Docs MCP should not need access to your live Whop data. It is there to reduce hallucination and keep the agent grounded in the current docs.
Use Whop API MCP for live account or app data
API MCP is useful when the agent needs to inspect or act on real Whop resources.
Good API MCP prompts:
- "List products and plans so I can confirm which checkout target this code should use."
- "Summarize failed payments from the last 7 days without modifying anything."
- "Inspect memberships for this product and report which ones are inactive."
- "Show available Whop MCP tools and group them by read-only versus write-capable."
API MCP should be treated like an operational interface.
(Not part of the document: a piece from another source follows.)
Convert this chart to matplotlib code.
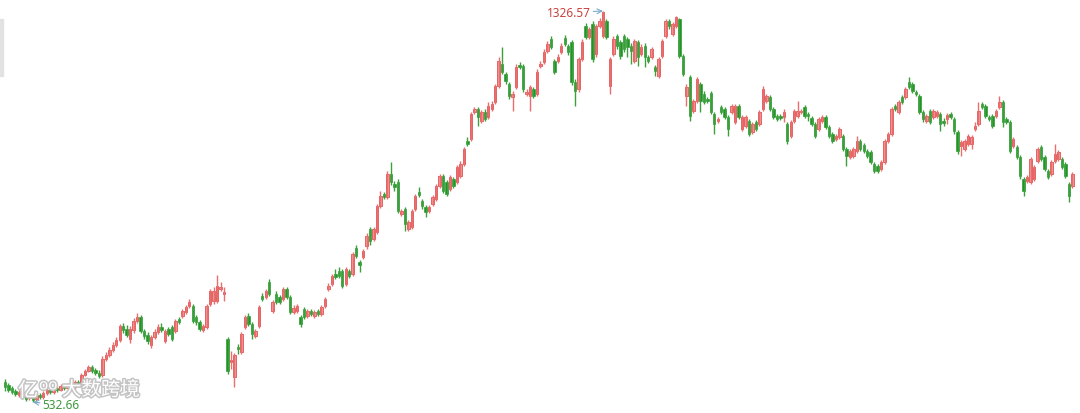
import numpy as np
import matplotlib.pyplot as plt
import matplotlib.patheffects as pe
from matplotlib.patches import Rectangle

plt.rcParams['font.family'] = ['Noto Sans', 'Noto Sans CJK SC', 'DejaVu Sans']

# daily OHLC (price units)
opens = [
    574, 567, 561, 555, 547, 551, 545, 541, 543, 539,
    547, 543, 551, 557, 553, 561, 557, 565, 561, 567,
    563, 574, 567, 588, 596, 604, 598, 592, 588, 620,
    628, 638, 649, 659, 687, 681, 661, 679, 697, 705,
    677, 669, 649, 665, 675, 685, 657, 681, 685, 677,
    701, 707, 716, 728, 728, 705, 695, 679, 685, 732,
    738, 738, 762, 752, 661, 614, 584, 645, 634, 685,
    707, 691, 667, 687, 748, 746, 777, 718, 752, 746,
    742, 762, 746, 716, 718, 705, 722, 707, 718, 707,
    718, 712, 728, 762, 772, 793, 799, 799, 772, 799,
    793, 846, 817, 827, 850, 884, 864, 878, 931, 955,
    949, 996, 975, 980, 915, 925, 884, 888, 925, 959,
    941, 929, 921, 935, 945, 971, 992, 980, 965, 986,
    980, 992, 1016, 1063, 1067, 1122, 1128, 1103, 1122, 1111,
    1128, 1142, 1174, 1219, 1199, 1178, 1152, 1172, 1217, 1215,
    1158, 1154, 1168, 1158, 1215, 1223, 1245, 1270, 1225, 1225,
    1243, 1272, 1256, 1264, 1183, 1168, 1229, 1296, 1274, 1300,
    1239, 1296, 1276, 1306, 1174, 1239, 1276, 1264, 1276, 1270,
    1256, 1225, 1264, 1239, 1256, 1233, 1233, 1213, 1195, 1235,
    1276, 1306, 1280, 1296, 1310, 1235, 1154, 1193, 1124, 1144,
    1178, 1158, 1148, 1160, 1118, 1103, 1132, 1128, 1111, 1122,
    1101, 1134, 1087, 1093, 1103, 1081, 1101, 1097, 1128, 1144,
    1152, 1128, 1113, 1113, 1111, 1097, 1073, 1103, 1113, 1122,
    1132, 1118, 1109, 1097, 1087, 1103, 1111, 1091, 1077, 1067,
    1071, 1073, 1046, 1030, 1032, 1042, 1063, 1055, 1042, 1040,
    1016, 1012, 1006, 1020, 1063, 1077, 1134, 1122, 1152, 1152,
    1183, 1178, 1162, 1154, 1122, 1103, 1124, 1111, 1113, 1118,
    1103, 1107, 1118, 1107, 1081, 1053, 1046, 1057, 1057, 1087,
    1097, 1138, 1134, 1111, 1113, 1113, 1132, 1142, 1107, 1101,
    1053, 1051, 1030, 986, 982, 980, 986, 1022, 1051, 1030,
    1002, 996, 1022, 1026, 1026, 1016, 975, 971,
]
closes = [
    563, 557, 553, 549, 553, 543, 539, 545, 537, 547,
    543, 551, 557, 553, 561, 557, 565, 561, 567, 563,
    574, 567, 588, 596, 604, 596, 592, 586, 620, 628,
    638, 649, 659, 687, 679, 669, 681, 697, 705, 677,
    667, 657, 665, 675, 685, 679, 677, 671, 661, 697,
    695, 718, 726, 736, 697, 695, 681, 687, 728, 758,
    758, 768, 766, 756, 596, 618, 628, 640, 671, 705,
    691, 671, 677, 726, 742, 758, 752, 736, 736, 736,
    762, 746, 716, 724, 728, 691, 705, 718, 712, 716,
    712, 726, 742, 768, 789, 787, 789, 768, 803, 789,
    833, 829, 811, 839, 870, 860, 884, 931, 951, 949,
    996, 980, 969, 921, 921, 894, 898, 921, 951, 953,
    931, 919, 929, 949, 971, 992, 962, 955, 990, 971,
    1010, 1016, 1046, 1057, 1118, 1128, 1111, 1122, 1107, 1134,
    1138, 1174, 1225, 1203, 1185, 1154, 1158, 1213, 1213, 1168,
    1162, 1172, 1154, 1203, 1219, 1243, 1260, 1254, 1203, 1233,
    1256, 1260, 1243, 1183, 1164, 1229, 1264, 1274, 1290, 1229,
    1296, 1306, 1325, 1274, 1229, 1270, 1256, 1235, 1249, 1254,
    1245, 1266, 1233, 1254, 1233, 1225, 1249, 1205, 1229, 1266,
    1306, 1296, 1300, 1314, 1235, 1199, 1172, 1113, 1144, 1189,
    1144, 1142, 1144, 1122, 1097, 1107, 1122, 1111, 1087, 1134,
    1134, 1111, 1111, 1111, 1077, 1097, 1087, 1122, 1168, 1154,
    1128, 1111, 1107, 1109, 1122, 1063, 1101, 1124, 1124, 1124,
    1113, 1113, 1097, 1073, 1107, 1111, 1091, 1073, 1063, 1073,
    1087, 1046, 1032, 1042, 1046, 1063, 1046, 1042, 1032, 1020,
    1002, 1002, 1020, 1063, 1077, 1128, 1128, 1142, 1142, 1168,
    1172, 1164, 1158, 1122, 1107, 1113, 1101, 1124, 1122, 1097,
    1099, 1115, 1111, 1083, 1042, 1061, 1063, 1073, 1071, 1093,
    1124, 1132, 1113, 1107, 1093, 1124, 1142, 1101, 1101, 1042,
    1067, 1030, 992, 961, 990, 1026, 1010, 1046, 1026, 1006,
    990, 1020, 1036, 1040, 1010, 992, 951, 996,
]
highs = [
    580, 571, 565, 559, 557, 555, 549, 549, 547, 551,
    551, 555, 561, 561, 565, 565, 569, 569, 571, 571,
    578, 578, 592, 600, 608, 608, 602, 598, 626, 634,
    645, 655, 665, 691, 693, 689, 687, 703, 714, 710,
    681, 675, 669, 681, 691, 693, 681, 685, 689, 701,
    705, 722, 730, 742, 732, 710, 699, 691, 732, 762,
    766, 791, 777, 766, 665, 636, 632, 651, 675, 710,
    714, 695, 681, 730, 754, 762, 783, 740, 758, 750,
    766, 766, 750, 730, 732, 710, 726, 722, 722, 720,
    722, 730, 746, 774, 793, 803, 807, 803, 807, 803,
    837, 852, 821, 843, 876, 888, 888, 935, 961, 959,
    1002, 1020, 982, 986, 925, 929, 902, 925, 955, 969,
    945, 933, 933, 953, 975, 996, 996, 984, 994, 990,
    1014, 1022, 1050, 1071, 1122, 1132, 1132, 1126, 1128, 1142,
    1144, 1178, 1233, 1254, 1203, 1182, 1164, 1219, 1223, 1219,
    1168, 1176, 1172, 1209, 1225, 1249, 1266, 1276, 1229, 1239,
    1262, 1278, 1260, 1268, 1189, 1233, 1270, 1302, 1294, 1306,
    1300, 1312, 1326.57, 1310, 1233, 1276, 1280, 1268, 1280, 1274,
    1262, 1270, 1268, 1260, 1262, 1237, 1254, 1217, 1233, 1270,
    1310, 1310, 1304, 1316, 1312, 1239, 1178, 1197, 1148, 1193,
    1183, 1164, 1152, 1164, 1122, 1111, 1136, 1132, 1115, 1138,
    1138, 1138, 1115, 1115, 1107, 1101, 1105, 1126, 1174, 1158,
    1156, 1132, 1118, 1118, 1128, 1101, 1105, 1128, 1144, 1128,
    1136, 1122, 1113, 1101, 1111, 1115, 1115, 1095, 1081, 1077,
    1091, 1077, 1051, 1046, 1051, 1073, 1067, 1059, 1046, 1044,
    1020, 1016, 1024, 1067, 1081, 1132, 1138, 1146, 1156, 1172,
    1193, 1183, 1166, 1158, 1126, 1117, 1128, 1128, 1126, 1122,
    1109, 1119, 1122, 1111, 1085, 1065, 1067, 1077, 1075, 1101,
    1142, 1142, 1138, 1115, 1117, 1128, 1154, 1146, 1111, 1105,
    1071, 1055, 1034, 990, 994, 1030, 1014, 1050, 1055, 1034,
    1006, 1024, 1057, 1044, 1030, 1020, 980, 1000,
]
lows = [
    555, 553, 549, 545, 543, 539, 535, 537, 532.66, 535,
    539, 539, 547, 549, 549, 553, 555, 557, 557, 559,
    559, 563, 563, 586, 594, 592, 588, 582, 584, 616,
    624, 634, 645, 655, 673, 665, 653, 673, 693, 673,
    661, 651, 643, 661, 671, 675, 653, 667, 657, 673,
    691, 703, 712, 724, 693, 689, 677, 675, 681, 728,
    732, 734, 758, 738, 590, 600, 563, 630, 630, 681,
    687, 661, 663, 683, 738, 742, 748, 714, 732, 732,
    738, 742, 712, 712, 714, 685, 701, 703, 707, 703,
    707, 707, 724, 758, 768, 783, 785, 764, 768, 785,
    789, 825, 797, 823, 843, 852, 860, 874, 927, 945,
    945, 973, 961, 917, 910, 880, 880, 884, 921, 949,
    925, 908, 917, 931, 941, 967, 957, 951, 961, 967,
    975, 988, 1012, 1053, 1063, 1118, 1093, 1099, 1103, 1107,
    1124, 1138, 1170, 1199, 1178, 1148, 1124, 1168, 1209, 1162,
    1154, 1124, 1150, 1154, 1211, 1219, 1241, 1249, 1199, 1221,
    1239, 1256, 1237, 1176, 1134, 1162, 1225, 1270, 1270, 1223,
    1233, 1292, 1272, 1270, 1158, 1235, 1249, 1229, 1243, 1233,
    1219, 1221, 1215, 1235, 1213, 1221, 1229, 1195, 1191, 1231,
    1272, 1290, 1276, 1292, 1231, 1195, 1134, 1103, 1120, 1140,
    1122, 1138, 1140, 1118, 1077, 1099, 1118, 1107, 1073, 1118,
    1097, 1107, 1083, 1089, 1073, 1077, 1083, 1093, 1124, 1140,
    1124, 1107, 1103, 1105, 1101, 1057, 1069, 1099, 1109, 1118,
    1109, 1103, 1093, 1069, 1083, 1099, 1087, 1069, 1059, 1063,
    1067, 1042, 1012, 1026, 1028, 1038, 1042, 1038, 1028, 1016,
    998, 998, 1002, 1016, 1059, 1073, 1124, 1118, 1138, 1148,
    1168, 1160, 1154, 1118, 1101, 1099, 1097, 1107, 1109, 1083,
    1093, 1097, 1107, 1077, 1036, 1032, 1042, 1053, 1046, 1083,
    1093, 1128, 1109, 1103, 1089, 1109, 1128, 1091, 1097, 1038,
    1049, 1026, 986, 951, 977, 975, 982, 1018, 1022, 1002,
    986, 992, 1018, 1022, 1006, 988, 939, 967,
]

o = np.array(opens, dtype=float)
c = np.array(closes, dtype=float)
h = np.array(highs, dtype=float)
l = np.array(lows, dtype=float)
idx = np.arange(len(o))
up = c >= o

fig = plt.figure(figsize=(10.8, 4.14), dpi=100)
ax = fig.add_axes([0, 0, 1, 1])

# wicks
ax.vlines(idx[up], l[up], h[up], color='#e96f6f', lw=1)
ax.vlines(idx[~up], l[~up], h[~up], color='#3c9f3c', lw=1)

# bodies (red = up, green = down)
body = np.maximum(np.abs(c - o), 1.5)
ax.bar(idx[up], body[up], bottom=o[up], width=0.7,
       color='#f29a9a', edgecolor='#e05252', linewidth=0.6)
ax.bar(idx[~up], body[~up], bottom=c[~up], width=0.7,
       color='#1a921f', edgecolor='#1a921f', linewidth=0.4)

ax.set_xlim(-1.44, 309.2)
ax.set_ylim(510.6, 1351)
ax.axis('off')

# max / min markers
imax = int(np.argmax(h))
imin = int(np.argmin(l))
ax.annotate(f'{h[imax]:.2f}', xy=(imax, h[imax]), xytext=(-9, -1),
            textcoords='offset points', ha='right', va='center',
            fontsize=8.5, color='#c9413c',
            arrowprops=dict(arrowstyle='->', color='#7da8cc', lw=0.8,
                            shrinkA=0, shrinkB=0))
ax.annotate(f'{l[imin]:.2f}', xy=(imin, l[imin]), xytext=(7, -2),
            textcoords='offset points', ha='left', va='center',
            fontsize=8.5, color='#3d9a3d',
            arrowprops=dict(arrowstyle='->', color='#7da8cc', lw=0.8,
                            shrinkA=0, shrinkB=0))

# watermark
wm = [pe.withStroke(linewidth=2.2, foreground='#c4c4c4')]
fig.text(18 / 1080, 1 - 392 / 414, '亿', fontsize=14.5, color='white',
         family=['Noto Sans CJK SC'], va='center', path_effects=wm)
fig.text(39 / 1080, 1 - 387 / 414, 'oo', fontsize=11, color='white',
         va='center', path_effects=wm)
fig.text(62 / 1080, 1 - 391 / 414, '大数跨境', fontsize=14, color='white',
         family=['Noto Sans CJK SC'], va='center', path_effects=wm)

# scroll handle on the left edge
fig.patches.append(Rectangle((0, 1 - 77 / 414), 3 / 1080, 57 / 414,
                             transform=fig.transFigure, color='#e2e2e2'))

fig.savefig('out.png', dpi=100)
It can be extremely useful, but it is connected to real data through your API key.
Use both for development work
The strongest development workflow uses docs MCP first and API MCP second.
Example:
- Ask docs MCP how Whop expects a checkout integration to work.
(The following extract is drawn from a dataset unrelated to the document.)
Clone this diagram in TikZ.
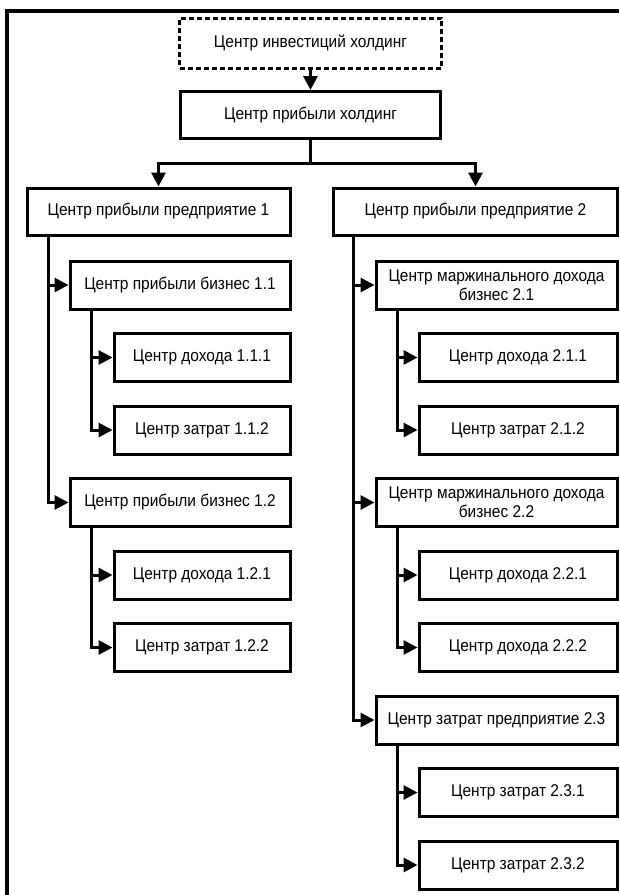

- Ask the coding agent to inspect your repository and find the current checkout code.
- Ask API MCP to list the real products or plans needed for the integration.
- Ask the agent to propose code changes.
- Run tests or manually verify the checkout flow.
This avoids two common failure modes. The agent does not guess the API shape because it has docs. It also does not guess your live account state because it can inspect actual Whop resources.
Use API MCP alone for operations
If you are not editing code, you may not need docs MCP at all. For seller or operator tasks, API MCP is the more relevant tool.
Examples:
- Daily payment brief.
- Failed payment triage.
- Membership status summary.
- Promo code audit.
- Refund review.
- Product and plan inventory.
Keep these workflows read-only unless you are intentionally approving a specific action.
Decision rule
Ask one question: "Does the agent need facts from documentation or facts from my Whop account?"
If it needs documentation, use docs MCP. If it needs account data, use API MCP. If it needs to build correct code against live resources, use both.
Common mistake: using API MCP as documentation search
Do not connect a live API key just because the agent needs to understand Whop. If the agent only needs docs, use docs MCP. That keeps live data out of the session and reduces risk.
Common mistake: using docs MCP for account state
Docs cannot tell you which products exist in your account, which payments failed, or which memberships are active. For that, the agent needs API MCP and an authorized key.